Matlock Town Council and partners land funding to explore community renewable energy scheme
As humanity inched towards the urgent task of decarbonisation at the COP26 summit this week, a pioneering Matlock partnership received good news in its ambitions to generate clean, green energy, owned and run by the community.
Matlock Town Council and Derbyshire Dales Community Energy have been awarded funds from the government’s Rural Community Energy Fund (RCEF) to explore the possibility of installing solar panels on key buildings such as Highfields School and the Twiggs premises on Bakewell Road.
Charity Pure Leapfrog will now develop a feasibility study to see whether such projects are technical and financially viable.
Councillor David Hughes, who is leading on the town’s climate change initiatives, said: “Community energy is one way at a local level we as a community can reduce our carbon footprint and potentially gain a financial benefit at the same time.

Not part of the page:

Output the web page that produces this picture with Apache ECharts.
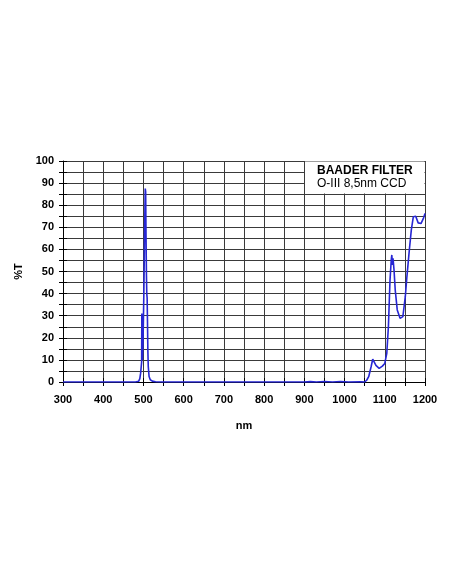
<!DOCTYPE html>
<html>
<head>
<meta charset="utf-8">
<script src="https://cdn.jsdelivr.net/npm/echarts@6/dist/echarts.min.js"></script>
<style>
html,body{margin:0;padding:0;background:#fff;}
#chart{width:452px;height:584px;}
</style>
</head>
<body>
<div id="chart"></div>
<script>
var wavelength = [300, 480, 488, 491, 493, 494.5, 495.5, 496, 496.7, 497.5, 499, 501, 503, 504.5, 505.5, 506.5, 507.5, 508.3, 509.2, 510, 511, 512, 514, 517, 522, 530, 545,
  900, 915, 930, 950, 970, 990, 1010, 1040, 1050, 1055, 1060, 1066, 1070, 1073, 1078, 1086, 1094, 1100, 1105, 1109, 1113, 1116, 1117.5, 1119, 1120.5, 1123, 1126, 1131, 1138, 1145, 1151, 1155, 1161, 1166, 1171, 1177, 1183, 1190, 1196, 1200];
var transmission = [0, 0, 0.3, 1.5, 4, 7, 9, 31, 12, 10, 18, 40, 70, 87.5, 86, 65, 48, 40, 38, 28, 14, 7, 2.5, 1, 0.4, 0.1, 0,
  0, 0.15, 0, 0.2, 0, 0.2, 0, 0.1, 0, 0.8, 2.4, 6.9, 10.3, 9.5, 7.5, 6.2, 7.2, 8.4, 13, 25, 46, 55, 57.5, 53, 56, 50.7, 41.6, 32.6, 28.8, 29.6, 38.6, 47.6, 59.7, 68.8, 74.8, 75, 72, 71.7, 74, 76.3];
var xTicks = [300, 400, 500, 600, 700, 800, 900, 1000, 1100, 1200];
var yTicks = [0, 10, 20, 30, 40, 50, 60, 70, 80, 90, 100];
var titleLines = ['BAADER FILTER', 'O-III 8,5nm CCD'];

var pts = wavelength.map(function (w, i) { return [w, transmission[i]]; });
var FONT = '"Liberation Sans", Arial, sans-serif';
var gridColor = '#3a3a3a';

var chart = echarts.init(document.getElementById('chart'), null, {renderer: 'canvas'});
chart.setOption({
  animation: false,
  backgroundColor: '#fff',
  grid: {left: 63, right: 27, top: 161, bottom: 202, containLabel: false},
  xAxis: [{
    type: 'value', min: 300, max: 1200, interval: 50,
    name: 'nm', nameLocation: 'middle', nameGap: 38,
    nameTextStyle: {fontFamily: FONT, fontSize: 11, fontWeight: 'bold', color: '#000'},
    axisLine: {show: true, lineStyle: {color: '#000', width: 1}},
    axisTick: {show: true, length: 4, lineStyle: {color: '#000', width: 1}},
    axisLabel: {fontFamily: FONT, fontSize: 11, fontWeight: 'bold', color: '#000', margin: 12,
      formatter: function (v) { return xTicks.indexOf(v) >= 0 ? String(v) : ''; }},
    splitLine: {show: true, lineStyle: {color: gridColor, width: 1}}
  }, {
    type: 'value', min: 300, max: 1200, interval: 50, position: 'bottom',
    axisLine: {show: false},
    axisTick: {show: true, inside: true, length: 4, lineStyle: {color: '#000', width: 1}},
    axisLabel: {show: false}, splitLine: {show: false}
  }],
  yAxis: [{
    type: 'value', min: 0, max: 100, interval: 5,
    name: '%T', nameLocation: 'middle', nameGap: 38, nameRotate: 90,
    nameTextStyle: {fontFamily: FONT, fontSize: 11, fontWeight: 'bold', color: '#000'},
    axisLine: {show: true, lineStyle: {color: '#000', width: 1}},
    axisTick: {show: true, length: 4, lineStyle: {color: '#000', width: 1}},
    axisLabel: {fontFamily: FONT, fontSize: 11, fontWeight: 'bold', color: '#000', margin: 9,
      formatter: function (v) { return yTicks.indexOf(v) >= 0 ? String(v) : ''; }},
    splitLine: {show: true, lineStyle: {color: gridColor, width: 1}}
  }, {
    type: 'value', min: 0, max: 100, interval: 5, position: 'left',
    axisLine: {show: false},
    axisTick: {show: true, inside: true, length: 4, lineStyle: {color: '#000', width: 1}},
    axisLabel: {show: false}, splitLine: {show: false}
  }],
  graphic: [{
    type: 'rect', z: 100,
    shape: {x: 305, y: 161.5, width: 119.5, height: 32},
    style: {fill: '#fff', stroke: null}
  }, {
    type: 'text', z: 101, left: 317, top: 165,
    style: {text: titleLines[0], font: 'bold 12px ' + FONT, fill: '#000'}
  }, {
    type: 'text', z: 101, left: 317, top: 178,
    style: {text: titleLines[1], font: '12px ' + FONT, fill: '#000'}
  }],
  series: [{
    type: 'line', data: pts, showSymbol: false, smooth: false,
    xAxisIndex: 0, yAxisIndex: 0, z: 5,
    lineStyle: {color: '#2626d4', width: 1.6}
  }]
});
</script>
</body>
</html>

“The council is pleased to be working with Derbyshire Dales Community Energy and Pure Leapfrog on this exciting project, in line with our climate and ecological action Plan adopted in February 2020.”
Richard Tarbatt, managing director at Twiggs, said: “As a long-established family business in Matlock our objective is to reduce our carbon footprint and contribute to the net zero target of the district, mitigating our impact on global warming.
“We also aspire to act as a commercial role model for our suppliers and customers.”
There are around 420 active community energy groups in the UK, giving communities the opportunity to invest in projects in their area.
Such schemes offer local people have a stake in their energy infrastructure, with all surplus profit used for community benefit which helps widen their impact.
Stephen Martin, of Derbyshire Dales Community Energy said: “A decisive shift to community-owned renewables could empower and unify urban and rural communities across the district.
“As well as combating climate change, this could enable greater social equality, tackle fuel poverty and fund community causes. The creation of multiple, mutually supportive energy co-operatives can help achieve these transformations.”